On Monday, June 14, 2021, the Egyptian Court of Cassation upheld the execution of 12 people, including leaders of the Muslim Brotherhood, in the Rabaa sit-in case which dates back to 2013, when thousands of Muslim Brotherhood supporters staged a huge sit-in at Rabaa Al-Adawiya Square in eastern Cairo, following the removal of former President Mohamed Morsi.
The ruling of the Court of Cassation upheld the death penalty for Abd al-Rahman al-Bar, Mohammad Biltaji, Safwat Hegazy, Osama Yassin, Ahmed Aref, Ihab Wajdi Mohammad, Mohammad Abd al-Hayy, Moustafa Abd al-Hayy al-Farmawi, Ahmad Farouk Kamel, Haitham al-Sayed al-Arabi, Mohammad Mahmoud Ali Zenati, Abd al-Azim Ibrahim Mohammad in the case of organizing the Rabaa sit-in, and Issam al-Arian. Who lapsed his call for his death.

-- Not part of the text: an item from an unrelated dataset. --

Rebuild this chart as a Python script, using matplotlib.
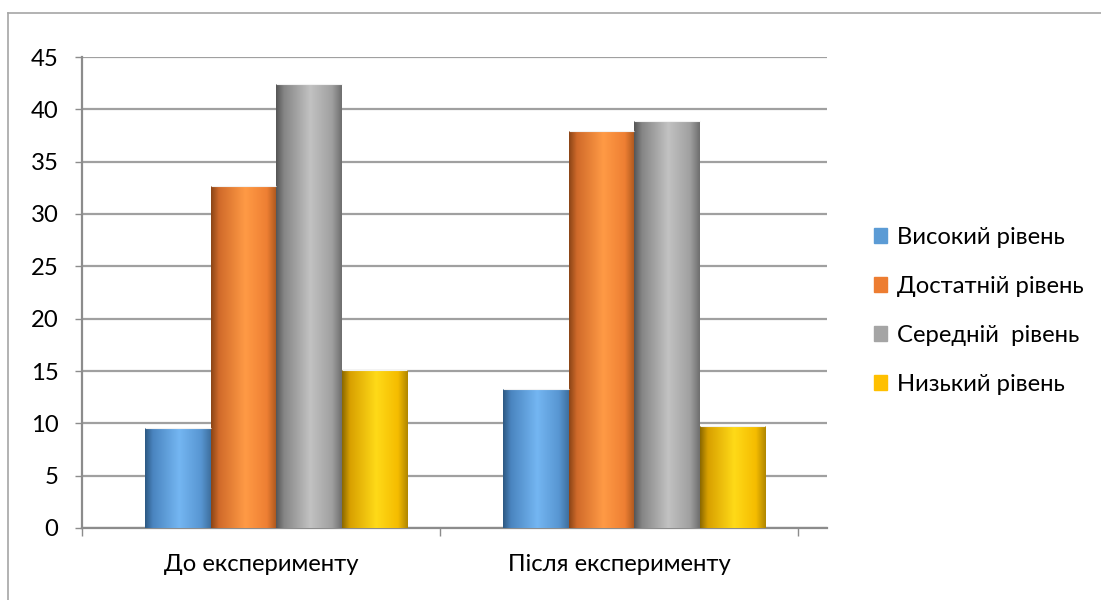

In 2018, a Cairo criminal court handed down death sentences against 75 people who participated in the sit-ins in Cairo’s Rabaa al-Adawiya square in July and August 2013 after convicting them of charges related to participating in unauthorized protests and committing violence against security forces.
The Geneva Council has previously documented the acceleration of executions in Egypt against dozens of citizens and political opponents, after politically motivated trials lacking any guarantee of due process.  On Monday, April 26, 2021, the Egyptian Ministry of Interior executed 17 detainees in connection with Case No. 12749 of 2013 Giza Felonies, known as “the storming of Kerdasa Police Station.”
2020 witnessed the execution of at least 107 death sentences by the Egyptian authorities, which represented a more than threefold increase over the sentences executed in 2019, which amounted to 32. These data confirm the Egyptian authorities’ ruthless determination to persist execution of death sentences, some of which are in collective cases of a political nature or related to political violence, and charges are often fabricated against political opponents, leading to unfair trials. The Council notes that the majority of trials in which death sentences are issued lack fair trial standards, and come after detainees have been subjected to severe torture, forced confessions, and degrading treatment.
The Geneva Council calls for the international community to put pressure on Egypt to end the grave violations of human rights and stop covering up abuses committed by the Egyptian state without regard or respect for international human rights standards. It also calls for serious action to abolish all death sentences, under accepted standards to ensure fair trials, and reconsider suspending the death penalty’s implementation through new legislation.